Set problem:
Return the data exactly, with all pictures removed.

Information supplied:
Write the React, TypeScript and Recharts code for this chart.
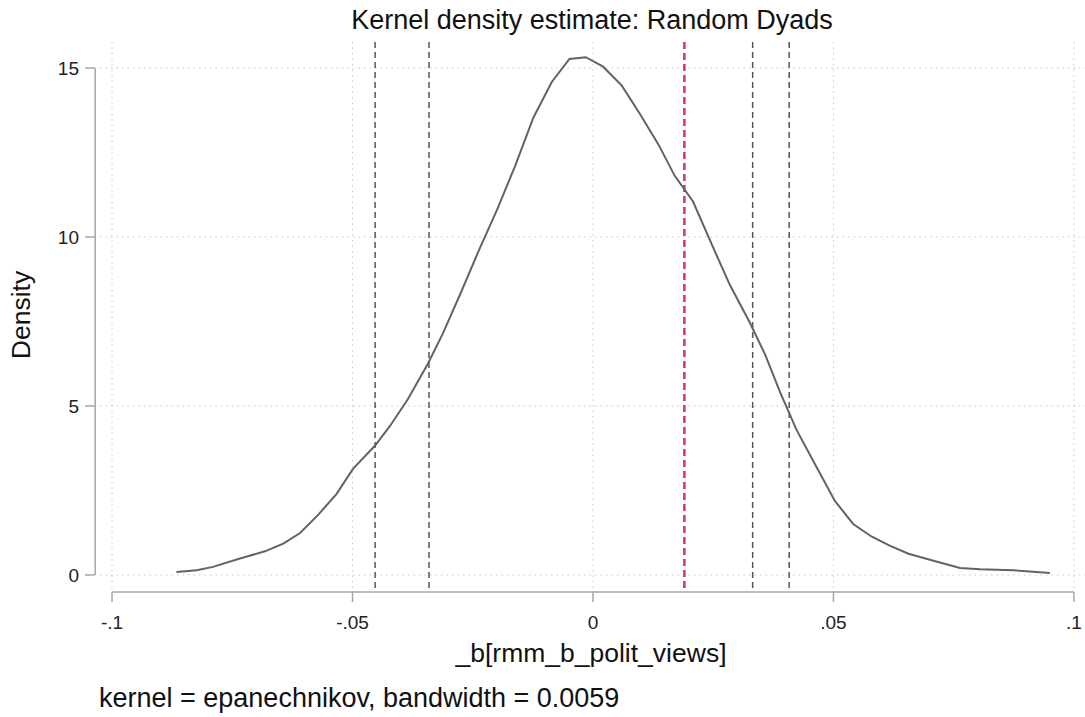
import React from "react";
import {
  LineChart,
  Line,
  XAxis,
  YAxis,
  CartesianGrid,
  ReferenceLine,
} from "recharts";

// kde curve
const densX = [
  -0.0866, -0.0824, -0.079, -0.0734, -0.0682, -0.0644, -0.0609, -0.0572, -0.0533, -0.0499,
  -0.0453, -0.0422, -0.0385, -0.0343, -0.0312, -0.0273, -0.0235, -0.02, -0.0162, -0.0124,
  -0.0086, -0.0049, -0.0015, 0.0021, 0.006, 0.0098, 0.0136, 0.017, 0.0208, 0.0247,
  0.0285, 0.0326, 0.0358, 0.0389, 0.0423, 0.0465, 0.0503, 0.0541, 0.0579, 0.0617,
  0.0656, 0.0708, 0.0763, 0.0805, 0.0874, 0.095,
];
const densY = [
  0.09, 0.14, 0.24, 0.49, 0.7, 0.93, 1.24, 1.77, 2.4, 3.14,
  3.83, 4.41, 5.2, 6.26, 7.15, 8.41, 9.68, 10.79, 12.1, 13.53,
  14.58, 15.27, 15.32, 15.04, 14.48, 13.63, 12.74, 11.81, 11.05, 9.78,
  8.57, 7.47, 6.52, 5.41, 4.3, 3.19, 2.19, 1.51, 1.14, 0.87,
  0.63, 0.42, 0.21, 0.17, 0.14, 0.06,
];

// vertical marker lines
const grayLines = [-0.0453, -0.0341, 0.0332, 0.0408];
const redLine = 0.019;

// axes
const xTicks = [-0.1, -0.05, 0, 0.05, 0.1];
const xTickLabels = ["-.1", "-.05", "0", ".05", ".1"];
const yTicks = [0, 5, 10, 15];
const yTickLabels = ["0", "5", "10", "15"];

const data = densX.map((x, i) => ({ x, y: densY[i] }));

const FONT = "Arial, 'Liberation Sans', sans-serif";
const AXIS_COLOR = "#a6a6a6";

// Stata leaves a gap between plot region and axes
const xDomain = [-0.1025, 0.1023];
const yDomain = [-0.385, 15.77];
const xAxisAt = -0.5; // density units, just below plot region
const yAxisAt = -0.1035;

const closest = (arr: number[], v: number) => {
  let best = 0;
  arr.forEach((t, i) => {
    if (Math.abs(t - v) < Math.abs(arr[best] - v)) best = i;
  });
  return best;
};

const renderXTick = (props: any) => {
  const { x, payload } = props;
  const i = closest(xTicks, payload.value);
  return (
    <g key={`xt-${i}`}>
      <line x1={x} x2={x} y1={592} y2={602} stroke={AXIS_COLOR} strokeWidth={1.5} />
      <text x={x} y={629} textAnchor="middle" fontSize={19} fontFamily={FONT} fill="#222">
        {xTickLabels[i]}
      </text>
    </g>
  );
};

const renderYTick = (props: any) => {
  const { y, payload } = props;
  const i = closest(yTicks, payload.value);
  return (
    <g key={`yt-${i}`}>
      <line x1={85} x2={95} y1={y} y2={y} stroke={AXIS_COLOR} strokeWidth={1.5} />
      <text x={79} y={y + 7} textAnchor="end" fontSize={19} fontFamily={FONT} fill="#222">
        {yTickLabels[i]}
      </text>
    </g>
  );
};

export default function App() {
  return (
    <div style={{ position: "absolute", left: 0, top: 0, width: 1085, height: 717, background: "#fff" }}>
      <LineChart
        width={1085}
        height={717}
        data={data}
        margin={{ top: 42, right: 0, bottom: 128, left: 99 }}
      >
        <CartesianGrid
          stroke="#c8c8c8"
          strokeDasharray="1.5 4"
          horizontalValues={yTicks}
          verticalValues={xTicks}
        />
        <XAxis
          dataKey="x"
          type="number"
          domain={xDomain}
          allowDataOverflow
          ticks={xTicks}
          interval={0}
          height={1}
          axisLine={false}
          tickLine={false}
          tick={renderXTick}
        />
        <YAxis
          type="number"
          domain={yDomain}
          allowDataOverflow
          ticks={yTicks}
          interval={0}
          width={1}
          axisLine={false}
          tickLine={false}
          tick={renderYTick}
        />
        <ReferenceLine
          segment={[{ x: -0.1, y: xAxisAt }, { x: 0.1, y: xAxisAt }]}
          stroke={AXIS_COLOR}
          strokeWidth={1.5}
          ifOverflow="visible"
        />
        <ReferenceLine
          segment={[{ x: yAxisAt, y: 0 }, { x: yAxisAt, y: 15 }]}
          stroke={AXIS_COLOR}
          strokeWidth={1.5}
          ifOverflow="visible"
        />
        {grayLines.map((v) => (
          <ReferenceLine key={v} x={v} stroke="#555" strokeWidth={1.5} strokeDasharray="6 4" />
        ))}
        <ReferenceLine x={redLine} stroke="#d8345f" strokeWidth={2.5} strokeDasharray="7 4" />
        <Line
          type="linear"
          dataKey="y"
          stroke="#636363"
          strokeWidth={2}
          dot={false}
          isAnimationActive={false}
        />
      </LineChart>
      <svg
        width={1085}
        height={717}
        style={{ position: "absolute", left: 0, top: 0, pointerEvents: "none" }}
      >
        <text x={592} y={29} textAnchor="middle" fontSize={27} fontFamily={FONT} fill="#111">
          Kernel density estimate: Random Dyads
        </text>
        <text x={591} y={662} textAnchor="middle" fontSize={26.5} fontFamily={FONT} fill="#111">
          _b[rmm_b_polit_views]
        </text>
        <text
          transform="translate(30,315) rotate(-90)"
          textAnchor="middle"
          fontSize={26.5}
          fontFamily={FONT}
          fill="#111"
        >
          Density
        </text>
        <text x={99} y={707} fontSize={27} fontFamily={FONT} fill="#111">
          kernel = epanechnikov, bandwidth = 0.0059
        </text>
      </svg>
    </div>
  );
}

Correct result:
Write the React, TypeScript and Recharts code for this chart.
import React from "react";
import {
  LineChart,
  Line,
  XAxis,
  YAxis,
  CartesianGrid,
  ReferenceLine,
} from "recharts";

// kde curve
const densX = [
  -0.0866, -0.0824, -0.079, -0.0734, -0.0682, -0.0644, -0.0609, -0.0572, -0.0533, -0.0499,
  -0.0453, -0.0422, -0.0385, -0.0343, -0.0312, -0.0273, -0.0235, -0.02, -0.0162, -0.0124,
  -0.0086, -0.0049, -0.0015, 0.0021, 0.006, 0.0098, 0.0136, 0.017, 0.0208, 0.0247,
  0.0285, 0.0326, 0.0358, 0.0389, 0.0423, 0.0465, 0.0503, 0.0541, 0.0579, 0.0617,
  0.0656, 0.0708, 0.0763, 0.0805, 0.0874, 0.095,
];
const densY = [
  0.09, 0.14, 0.24, 0.49, 0.7, 0.93, 1.24, 1.77, 2.4, 3.14,
  3.83, 4.41, 5.2, 6.26, 7.15, 8.41, 9.68, 10.79, 12.1, 13.53,
  14.58, 15.27, 15.32, 15.04, 14.48, 13.63, 12.74, 11.81, 11.05, 9.78,
  8.57, 7.47, 6.52, 5.41, 4.3, 3.19, 2.19, 1.51, 1.14, 0.87,
  0.63, 0.42, 0.21, 0.17, 0.14, 0.06,
];

// vertical marker lines
const grayLines = [-0.0453, -0.0341, 0.0332, 0.0408];
const redLine = 0.019;

// axes
const xTicks = [-0.1, -0.05, 0, 0.05, 0.1];
const xTickLabels = ["-.1", "-.05", "0", ".05", ".1"];
const yTicks = [0, 5, 10, 15];
const yTickLabels = ["0", "5", "10", "15"];

const data = densX.map((x, i) => ({ x, y: densY[i] }));

const FONT = "Arial, 'Liberation Sans', sans-serif";
const AXIS_COLOR = "#a6a6a6";

// Stata leaves a gap between plot region and axes
const xDomain = [-0.1025, 0.1023];
const yDomain = [-0.385, 15.77];
const xAxisAt = -0.5; // density units, just below plot region
const yAxisAt = -0.1035;

const closest = (arr: number[], v: number) => {
  let best = 0;
  arr.forEach((t, i) => {
    if (Math.abs(t - v) < Math.abs(arr[best] - v)) best = i;
  });
  return best;
};

const renderXTick = (props: any) => {
  const { x, payload } = props;
  const i = closest(xTicks, payload.value);
  return (
    <g key={`xt-${i}`}>
      <line x1={x} x2={x} y1={592} y2={602} stroke={AXIS_COLOR} strokeWidth={1.5} />
      <text x={x} y={629} textAnchor="middle" fontSize={19} fontFamily={FONT} fill="#222">
        {xTickLabels[i]}
      </text>
    </g>
  );
};

const renderYTick = (props: any) => {
  const { y, payload } = props;
  const i = closest(yTicks, payload.value);
  return (
    <g key={`yt-${i}`}>
      <line x1={85} x2={95} y1={y} y2={y} stroke={AXIS_COLOR} strokeWidth={1.5} />
      <text x={79} y={y + 7} textAnchor="end" fontSize={19} fontFamily={FONT} fill="#222">
        {yTickLabels[i]}
      </text>
    </g>
  );
};

export default function App() {
  return (
    <div style={{ position: "absolute", left: 0, top: 0, width: 1085, height: 717, background: "#fff" }}>
      <LineChart
        width={1085}
        height={717}
        data={data}
        margin={{ top: 42, right: 0, bottom: 128, left: 99 }}
      >
        <CartesianGrid
          stroke="#c8c8c8"
          strokeDasharray="1.5 4"
          horizontalValues={yTicks}
          verticalValues={xTicks}
        />
        <XAxis
          dataKey="x"
          type="number"
          domain={xDomain}
          allowDataOverflow
          ticks={xTicks}
          interval={0}
          height={1}
          axisLine={false}
          tickLine={false}
          tick={renderXTick}
        />
        <YAxis
          type="number"
          domain={yDomain}
          allowDataOverflow
          ticks={yTicks}
          interval={0}
          width={1}
          axisLine={false}
          tickLine={false}
          tick={renderYTick}
        />
        <ReferenceLine
          segment={[{ x: -0.1, y: xAxisAt }, { x: 0.1, y: xAxisAt }]}
          stroke={AXIS_COLOR}
          strokeWidth={1.5}
          ifOverflow="visible"
        />
        <ReferenceLine
          segment={[{ x: yAxisAt, y: 0 }, { x: yAxisAt, y: 15 }]}
          stroke={AXIS_COLOR}
          strokeWidth={1.5}
          ifOverflow="visible"
        />
        {grayLines.map((v) => (
          <ReferenceLine key={v} x={v} stroke="#555" strokeWidth={1.5} strokeDasharray="6 4" />
        ))}
        <ReferenceLine x={redLine} stroke="#d8345f" strokeWidth={2.5} strokeDasharray="7 4" />
        <Line
          type="linear"
          dataKey="y"
          stroke="#636363"
          strokeWidth={2}
          dot={false}
          isAnimationActive={false}
        />
      </LineChart>
      <svg
        width={1085}
        height={717}
        style={{ position: "absolute", left: 0, top: 0, pointerEvents: "none" }}
      >
        <text x={592} y={29} textAnchor="middle" fontSize={27} fontFamily={FONT} fill="#111">
          Kernel density estimate: Random Dyads
        </text>
        <text x={591} y={662} textAnchor="middle" fontSize={26.5} fontFamily={FONT} fill="#111">
          _b[rmm_b_polit_views]
        </text>
        <text
          transform="translate(30,315) rotate(-90)"
          textAnchor="middle"
          fontSize={26.5}
          fontFamily={FONT}
          fill="#111"
        >
          Density
        </text>
        <text x={99} y={707} fontSize={27} fontFamily={FONT} fill="#111">
          kernel = epanechnikov, bandwidth = 0.0059
        </text>
      </svg>
    </div>
  );
}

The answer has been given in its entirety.